→ **Written request**: Everything from the first line of the data below through the line that contains "fig = go.Figure()" should be written out exactly, please, and nothing more; the pictures stay out.

→ **Data extract**:
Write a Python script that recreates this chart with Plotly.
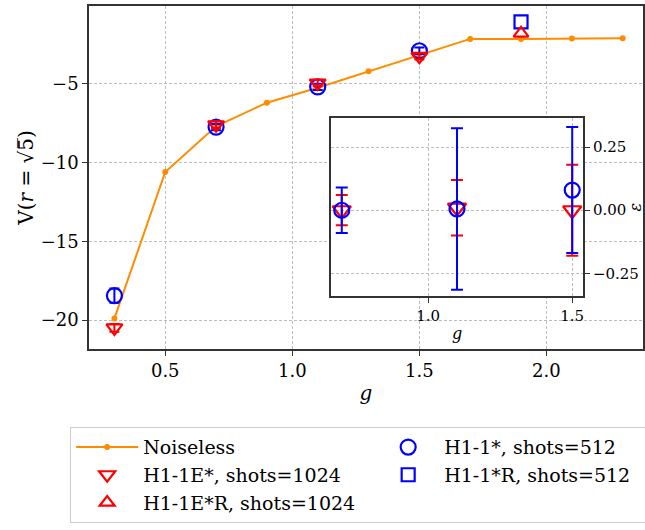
import plotly.graph_objects as go

# Noiseless reference curve
g_noiseless = [0.3, 0.5, 0.7, 0.9, 1.1, 1.3, 1.5, 1.7, 1.9, 2.1, 2.3]
v_noiseless = [-19.9, -10.6, -7.7, -6.2, -5.25, -4.2, -3.15, -2.15, -2.15, -2.12, -2.1]

# Hardware / emulator runs
g_runs = [0.3, 0.7, 1.1, 1.5]
v_h1e = [-20.5, -7.6, -4.95, -3.25]
err_h1e = [0.25, 0.2, 0.2, 0.2]
v_h1 = [-18.45, -7.75, -5.2, -2.9]
err_h1 = [0.45, 0.2, 0.2, 0.2]

g_rerun = [1.9]
v_h1e_r = [-1.8]
v_h1_r = [-1.07]

# Relative deviation shown in the inset
g_inset = [0.7, 1.1, 1.5]
eps_h1e = [0.0, 0.01, 0.0]
eps_err_h1e = [0.06, 0.11, 0.18]
eps_h1 = [0.0, 0.005, 0.08]
eps_err_h1 = [0.09, 0.32, 0.25]

ORANGE = "#ff8c00"
RED = "#ff0000"
BLUE = "#0000ff"
FONT = "DejaVu Serif"
GRID = "#bdbdbd"
FRAME = "#333333"

fig = go.Figure()

fig.add_trace(go.Scatter(
    x=g_noiseless, y=v_noiseless, name="Noiseless", mode="lines+markers",
    line=dict(color=ORANGE, width=2), marker=dict(color=ORANGE, size=6),
    xaxis="x", yaxis="y"))
fig.add_trace(go.Scatter(
    x=g_runs, y=v_h1, name="H1-1*, shots=512", mode="markers",
    marker=dict(symbol="circle-open", color=BLUE, size=15, line=dict(width=2.2)),
    error_y=dict(type="data", array=err_h1, color=BLUE, thickness=2, width=5),
    xaxis="x", yaxis="y"))
fig.add_trace(go.Scatter(
    x=g_runs, y=v_h1e, name="H1-1E*, shots=1024", mode="markers",
    marker=dict(symbol="triangle-down-open", color=RED, size=14, line=dict(width=2.2)),
    error_y=dict(type="data", array=err_h1e, color=RED, thickness=2, width=5),
    xaxis="x", yaxis="y"))
fig.add_trace(go.Scatter(
    x=g_rerun, y=v_h1_r, name="H1-1*R, shots=512", mode="markers",
    marker=dict(symbol="square-open", color=BLUE, size=13, line=dict(width=2.2)),
    xaxis="x", yaxis="y"))
fig.add_trace(go.Scatter(
    x=g_rerun, y=v_h1e_r, name="H1-1E*R, shots=1024", mode="markers",
    marker=dict(symbol="triangle-up-open", color=RED, size=13, line=dict(width=2.2)),
    xaxis="x", yaxis="y"))

# Inset traces
fig.add_trace(go.Scatter(
    x=g_inset, y=eps_h1e, mode="markers", showlegend=False,
    marker=dict(symbol="triangle-down-open", color=RED, size=16, line=dict(width=2.2)),
    error_y=dict(type="data", array=eps_err_h1e, color=RED, thickness=2, width=6),
    xaxis="x2", yaxis="y2"))
fig.add_trace(go.Scatter(
    x=g_inset, y=eps_h1, mode="markers", showlegend=False,
    marker=dict(symbol="circle-open", color=BLUE, size=15, line=dict(width=2.2)),
    error_y=dict(type="data", array=eps_err_h1, color=BLUE, thickness=2, width=6),
    xaxis="x2", yaxis="y2"))

fig.add_shape(type="line", xref="x2 domain", yref="y2", x0=0, x1=1, y0=0, y1=0,
              line=dict(color="#808080", width=2, dash="dash"), layer="below")

axis_common = dict(showline=True, mirror=True, linecolor=FRAME, linewidth=1.5,
                   ticks="outside", ticklen=5, tickcolor=FRAME,
                   showgrid=True, gridcolor=GRID, gridwidth=0.8, griddash="3px,2px",
                   zeroline=False)

fig.update_layout(
    width=645, height=530,
    margin=dict(l=89, r=2, t=6, b=181, autoexpand=False),
    paper_bgcolor="white", plot_bgcolor="white",
    font=dict(family=FONT, size=18, color="black"),
    xaxis=dict(range=[0.2, 2.38], tickvals=[0.5, 1.0, 1.5, 2.0],
               ticktext=["0.5", "1.0", "1.5", "2.0"],
               title=dict(text="<i>g</i>", standoff=6, font=dict(size=20)),
               domain=[0, 1], **axis_common),
    yaxis=dict(range=[-21.84, -0.06], tickvals=[-20, -15, -10, -5],
               title=dict(text="V(<i>r</i> = √5\u0305)", standoff=2, font=dict(size=20)),
               domain=[0, 1], **axis_common),
    xaxis2=dict(range=[0.663, 1.538], tickvals=[1.0, 1.5], ticktext=["1.0", "1.5"],
                anchor="y2", domain=[0.437, 0.892], tickfont=dict(size=15),
                title=dict(text="<i>g</i>", standoff=4, font=dict(size=16)),
                **axis_common),
    yaxis2=dict(range=[-0.34, 0.365], tickvals=[-0.25, 0, 0.25],
                ticktext=["−0.25", "0.00", "0.25"], side="right",
                anchor="x2", domain=[0.1545, 0.673], tickfont=dict(size=15),
                title=dict(text="<i>ε</i>", standoff=4, font=dict(size=16)),
                **axis_common),
    legend=dict(orientation="h", x=-0.034, xanchor="left", y=-0.228, yanchor="top",
                entrywidth=224, entrywidthmode="pixels", itemwidth=62,
                bordercolor="#cccccc", borderwidth=1, bgcolor="white",
                font=dict(size=19)),
)

fig.write_html("out.html")
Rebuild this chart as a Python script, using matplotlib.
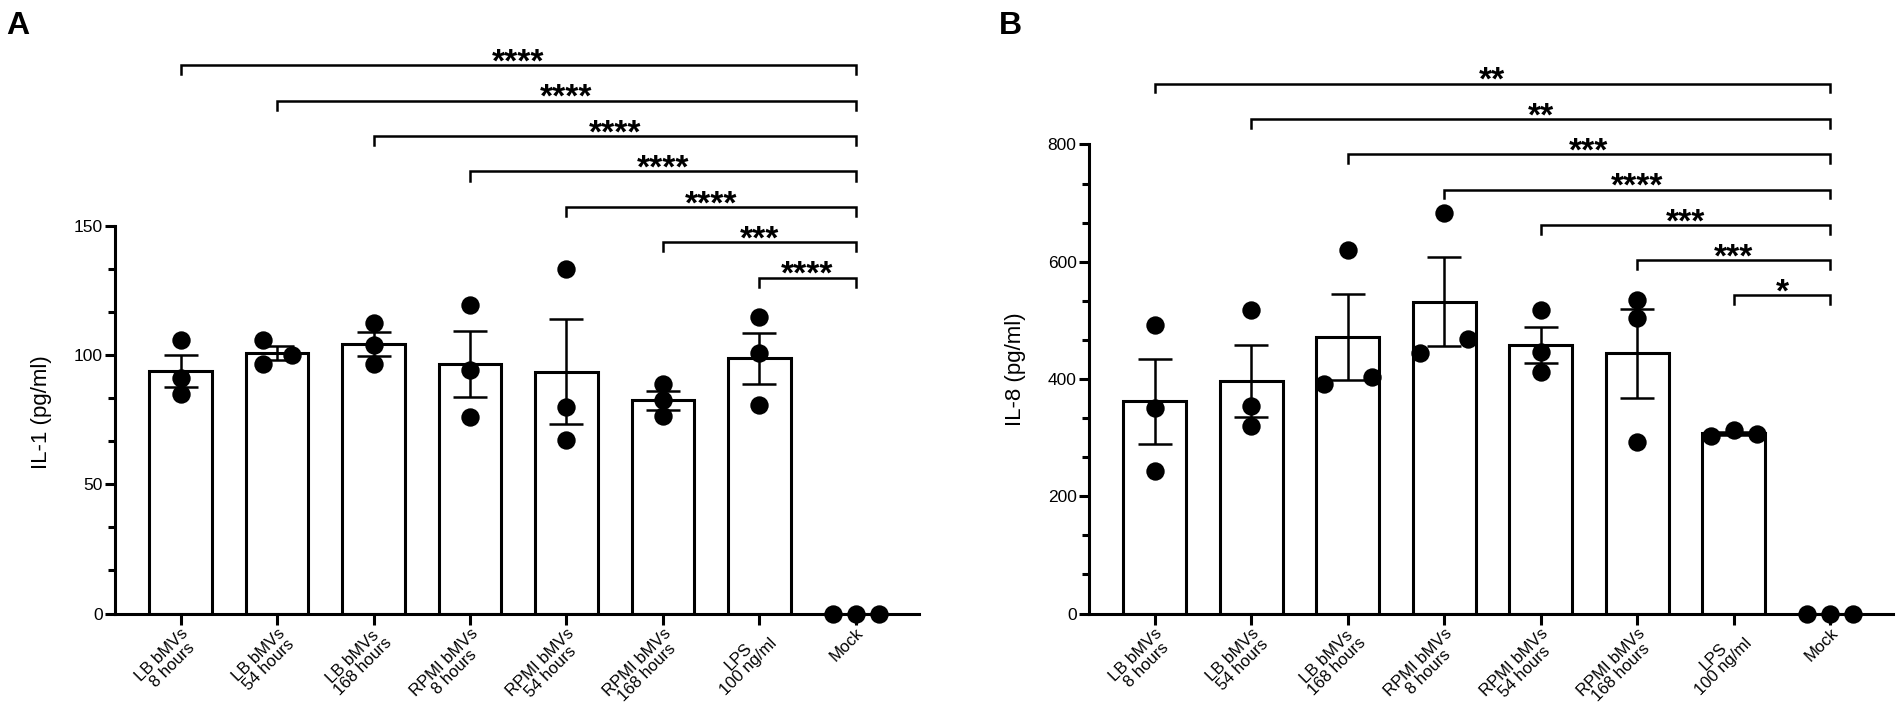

→ **Problem solution**:
Write a Python script that recreates this chart with Plotly.
import plotly.graph_objects as go

# Noiseless reference curve
g_noiseless = [0.3, 0.5, 0.7, 0.9, 1.1, 1.3, 1.5, 1.7, 1.9, 2.1, 2.3]
v_noiseless = [-19.9, -10.6, -7.7, -6.2, -5.25, -4.2, -3.15, -2.15, -2.15, -2.12, -2.1]

# Hardware / emulator runs
g_runs = [0.3, 0.7, 1.1, 1.5]
v_h1e = [-20.5, -7.6, -4.95, -3.25]
err_h1e = [0.25, 0.2, 0.2, 0.2]
v_h1 = [-18.45, -7.75, -5.2, -2.9]
err_h1 = [0.45, 0.2, 0.2, 0.2]

g_rerun = [1.9]
v_h1e_r = [-1.8]
v_h1_r = [-1.07]

# Relative deviation shown in the inset
g_inset = [0.7, 1.1, 1.5]
eps_h1e = [0.0, 0.01, 0.0]
eps_err_h1e = [0.06, 0.11, 0.18]
eps_h1 = [0.0, 0.005, 0.08]
eps_err_h1 = [0.09, 0.32, 0.25]

ORANGE = "#ff8c00"
RED = "#ff0000"
BLUE = "#0000ff"
FONT = "DejaVu Serif"
GRID = "#bdbdbd"
FRAME = "#333333"

fig = go.Figure()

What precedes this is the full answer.